» Job:
Retype the lines from the first one in the records down to the line containing "from bokeh.resources import INLINE", counting both, and leave out any pictures.

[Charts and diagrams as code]

---

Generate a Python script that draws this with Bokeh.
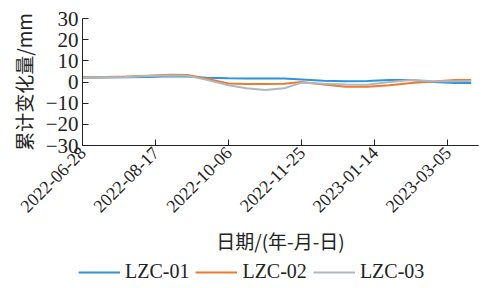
import datetime as dt
from math import pi
from bokeh.plotting import figure
from bokeh.layouts import column
from bokeh.models import FixedTicker, DatetimeTickFormatter, Range1d, Legend, LegendItem
from bokeh.embed import file_html
from bokeh.resources import INLINE

start = dt.datetime(2022, 6, 28)
day_offsets = [0, 15, 30, 45, 60, 72, 85, 100, 112, 125, 138, 150, 165, 180, 195, 210, 225, 240, 255, 266]
dates = [start + dt.timedelta(days=d) for d in day_offsets]

lzc01 = [2.0, 2.1, 2.2, 2.4, 2.7, 2.6, 2.0, 1.8, 1.7, 1.7, 1.6, 1.2, 0.6, 0.4, 0.5, 0.9, 1.0, 0.0, -0.5, -0.5]
lzc02 = [2.2, 2.4, 2.6, 3.0, 3.4, 3.3, 1.5, -0.7, -1.0, -1.0, -0.8, 0.0, -1.2, -2.2, -2.3, -1.5, -0.5, 0.2, 1.0, 1.0]
lzc03 = [2.0, 2.2, 2.4, 2.8, 3.1, 3.0, 1.0, -1.5, -3.0, -3.8, -3.0, -0.3, -0.8, -1.2, -1.3, 0.0, 1.0, 0.3, 0.4, 0.5]

series_names = ["LZC-01", "LZC-02", "LZC-03"]
series_colors = ["#2C94DA", "#EE7A30", "#AEB8BE"]

tick_dates = ["2022-06-28", "2022-08-17", "2022-10-06", "2022-11-25", "2023-01-14", "2023-03-05"]
y_ticks = [-30, -20, -10, 0, 10, 20, 30]

serif = "'Liberation Serif'"
cjk = "'Noto Sans CJK SC'"

def ms(d):
    return (d - dt.datetime(1970, 1, 1)).total_seconds() * 1000.0

x_start = ms(start)
x_end = ms(start + dt.timedelta(days=271))

p = figure(frame_width=396, frame_height=127, x_axis_type="datetime", output_backend="svg",
           toolbar_location=None, min_border_left=82, min_border_right=3,
           min_border_top=18, min_border_bottom=113)
p.x_range = Range1d(x_start, x_end)
p.y_range = Range1d(-30, 30)
p.outline_line_color = None
p.grid.visible = False

for vals, col in zip([lzc01, lzc02, lzc03], series_colors):
    p.line(dates, vals, line_color=col, line_width=2)

xa = p.xaxis[0]
xa.ticker = FixedTicker(ticks=[ms(dt.datetime.strptime(t, "%Y-%m-%d")) for t in tick_dates])
fmt = "%Y-%m-%d"
xa.formatter = DatetimeTickFormatter(days=fmt, months=fmt, years=fmt, hours=fmt,
                                     minutes=fmt, seconds=fmt, milliseconds=fmt,
                                     microseconds=fmt, hourmin=fmt, minsec=fmt)
xa.major_label_orientation = pi / 4
xa.axis_label = "日期/(年-月-日)"

ya = p.yaxis[0]
ya.ticker = FixedTicker(ticks=y_ticks)
ya.axis_label = "累计变化量/mm"

for ax in (xa, ya):
    ax.axis_line_color = "#222222"
    ax.major_tick_line_color = "#222222"
    ax.major_tick_in = 6
    ax.major_tick_out = 0
    ax.minor_tick_line_color = None
    ax.major_label_text_font = serif
    ax.major_label_text_color = "#222222"
    ax.axis_label_text_font = cjk
    ax.axis_label_text_font_style = "normal"
    ax.axis_label_text_font_size = "19px"
    ax.axis_label_text_color = "#222222"
    ax.major_label_standoff = 4

xa.major_label_text_font_size = "18px"
ya.major_label_text_font_size = "21px"
xa.axis_label_standoff = 6
ya.axis_label_standoff = 6

# legend strip below the chart
lf = figure(frame_width=481, frame_height=26, x_axis_type="datetime", output_backend="svg",
            toolbar_location=None, min_border_left=0, min_border_right=0,
            min_border_top=0, min_border_bottom=0,
            x_axis_location=None, y_axis_location=None)
lf.x_range = Range1d(x_start, x_end)
lf.y_range = Range1d(100, 101)
lf.outline_line_color = None
lf.grid.visible = False
items = []
for vals, col, name in zip([lzc01, lzc02, lzc03], series_colors, series_names):
    r = lf.line(dates, vals, line_color=col, line_width=2)
    items.append(LegendItem(label=name, renderers=[r]))

legend = Legend(items=items, orientation="horizontal", location=(78, 1),
                label_text_font=serif, label_text_font_size="20px",
                label_text_color="#222222", glyph_width=42, glyph_height=16,
                spacing=6, padding=0, margin=0, border_line_color=None,
                label_standoff=5, background_fill_alpha=0)
lf.add_layout(legend, "center")

layout = column(p, lf, spacing=0)
open("out.html", "w").write(file_html(layout, INLINE))
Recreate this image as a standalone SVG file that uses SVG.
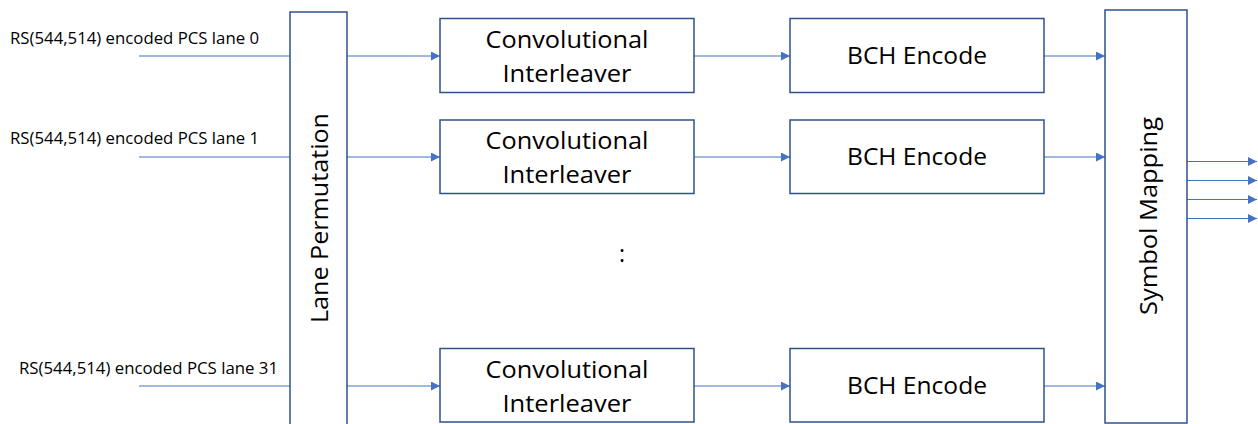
<svg xmlns="http://www.w3.org/2000/svg" width="1258" height="424" viewBox="0 0 1258 424">
  <style>
    .box { fill: #ffffff; stroke: #2F528F; stroke-width: 1.5; }
    .wire { stroke: #4472C4; stroke-width: 1.2; fill: none; }
    .lbl { font-family: "Open Sans", "Liberation Sans", sans-serif; font-size: 16.5px; fill: #000; }
    .big { font-family: "Open Sans", "Liberation Sans", sans-serif; font-size: 23px; fill: #000; text-anchor: middle; }
  </style>
  <defs>
    <marker id="arrow" viewBox="0 0 10 10" refX="10" refY="5" markerWidth="10" markerHeight="9" markerUnits="userSpaceOnUse" orient="auto">
      <path d="M0,0 L10,5 L0,10 z" fill="#4472C4"/>
    </marker>
  </defs>
  <rect width="1258" height="424" fill="#ffffff"/>

  <!-- input lane labels -->
  <g id="labels">
    <text class="lbl" x="10" y="44" textLength="249" lengthAdjust="spacingAndGlyphs">RS(544,514) encoded PCS lane 0</text>
    <text class="lbl" x="10" y="144" textLength="249" lengthAdjust="spacingAndGlyphs">RS(544,514) encoded PCS lane 1</text>
    <text class="lbl" x="19" y="374" textLength="259" lengthAdjust="spacingAndGlyphs">RS(544,514) encoded PCS lane 31</text>
  </g>

  <!-- connectors -->
  <g id="connectors">
    <line class="wire" x1="139" y1="56" x2="290" y2="56"/>
    <line class="wire" x1="139" y1="157" x2="290" y2="157"/>
    <line class="wire" x1="139" y1="386" x2="290" y2="386"/>

    <line class="wire" x1="347" y1="56" x2="440" y2="56" marker-end="url(#arrow)"/>
    <line class="wire" x1="347" y1="157" x2="440" y2="157" marker-end="url(#arrow)"/>
    <line class="wire" x1="347" y1="386" x2="440" y2="386" marker-end="url(#arrow)"/>

    <line class="wire" x1="694" y1="56" x2="790" y2="56" marker-end="url(#arrow)"/>
    <line class="wire" x1="694" y1="157" x2="790" y2="157" marker-end="url(#arrow)"/>
    <line class="wire" x1="694" y1="386" x2="790" y2="386" marker-end="url(#arrow)"/>

    <line class="wire" x1="1044" y1="56" x2="1105" y2="56" marker-end="url(#arrow)"/>
    <line class="wire" x1="1044" y1="157" x2="1105" y2="157" marker-end="url(#arrow)"/>
    <line class="wire" x1="1044" y1="386" x2="1105" y2="386" marker-end="url(#arrow)"/>

    <line class="wire" x1="1187" y1="161.5" x2="1257" y2="161.5" marker-end="url(#arrow)"/>
    <line class="wire" x1="1187" y1="180.5" x2="1257" y2="180.5" marker-end="url(#arrow)"/>
    <line class="wire" x1="1187" y1="199.5" x2="1257" y2="199.5" marker-end="url(#arrow)"/>
    <line class="wire" x1="1187" y1="218.5" x2="1257" y2="218.5" marker-end="url(#arrow)"/>
  </g>

  <!-- lane permutation -->
  <g id="lane-permutation">
    <rect class="box" x="290" y="12" width="57" height="420"/>
    <text class="big" transform="translate(328,218) rotate(-90)" textLength="210" lengthAdjust="spacingAndGlyphs">Lane Permutation</text>
  </g>

  <!-- interleavers -->
  <g id="interleaver-0">
    <rect class="box" x="440" y="18.5" width="254" height="74"/>
    <text class="big" x="567" y="48" textLength="163" lengthAdjust="spacingAndGlyphs">Convolutional</text>
    <text class="big" x="567" y="82" textLength="129" lengthAdjust="spacingAndGlyphs">Interleaver</text>
  </g>
  <g id="interleaver-1">
    <rect class="box" x="440" y="120" width="254" height="73.5"/>
    <text class="big" x="567" y="149" textLength="163" lengthAdjust="spacingAndGlyphs">Convolutional</text>
    <text class="big" x="567" y="183" textLength="129" lengthAdjust="spacingAndGlyphs">Interleaver</text>
  </g>
  <g id="interleaver-31">
    <rect class="box" x="440" y="348.5" width="254" height="73.5"/>
    <text class="big" x="567" y="378" textLength="163" lengthAdjust="spacingAndGlyphs">Convolutional</text>
    <text class="big" x="567" y="412" textLength="129" lengthAdjust="spacingAndGlyphs">Interleaver</text>
  </g>

  <!-- BCH encoders -->
  <g id="bch-0">
    <rect class="box" x="790" y="18.5" width="254" height="74"/>
    <text class="big" x="917" y="64" textLength="140" lengthAdjust="spacingAndGlyphs">BCH Encode</text>
  </g>
  <g id="bch-1">
    <rect class="box" x="790" y="120" width="254" height="73.5"/>
    <text class="big" x="917" y="165" textLength="140" lengthAdjust="spacingAndGlyphs">BCH Encode</text>
  </g>
  <g id="bch-31">
    <rect class="box" x="790" y="348.5" width="254" height="73.5"/>
    <text class="big" x="917" y="394" textLength="140" lengthAdjust="spacingAndGlyphs">BCH Encode</text>
  </g>

  <!-- ellipsis between lanes -->
  <text class="big" x="622" y="262">:</text>

  <!-- symbol mapping -->
  <g id="symbol-mapping">
    <rect class="box" x="1105" y="10" width="82" height="413"/>
    <text class="big" transform="translate(1157,216) rotate(-90)" textLength="198" lengthAdjust="spacingAndGlyphs">Symbol Mapping</text>
  </g>
</svg>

---

» Correct response:
Generate a Python script that draws this with Bokeh.
import datetime as dt
from math import pi
from bokeh.plotting import figure
from bokeh.layouts import column
from bokeh.models import FixedTicker, DatetimeTickFormatter, Range1d, Legend, LegendItem
from bokeh.embed import file_html
from bokeh.resources import INLINE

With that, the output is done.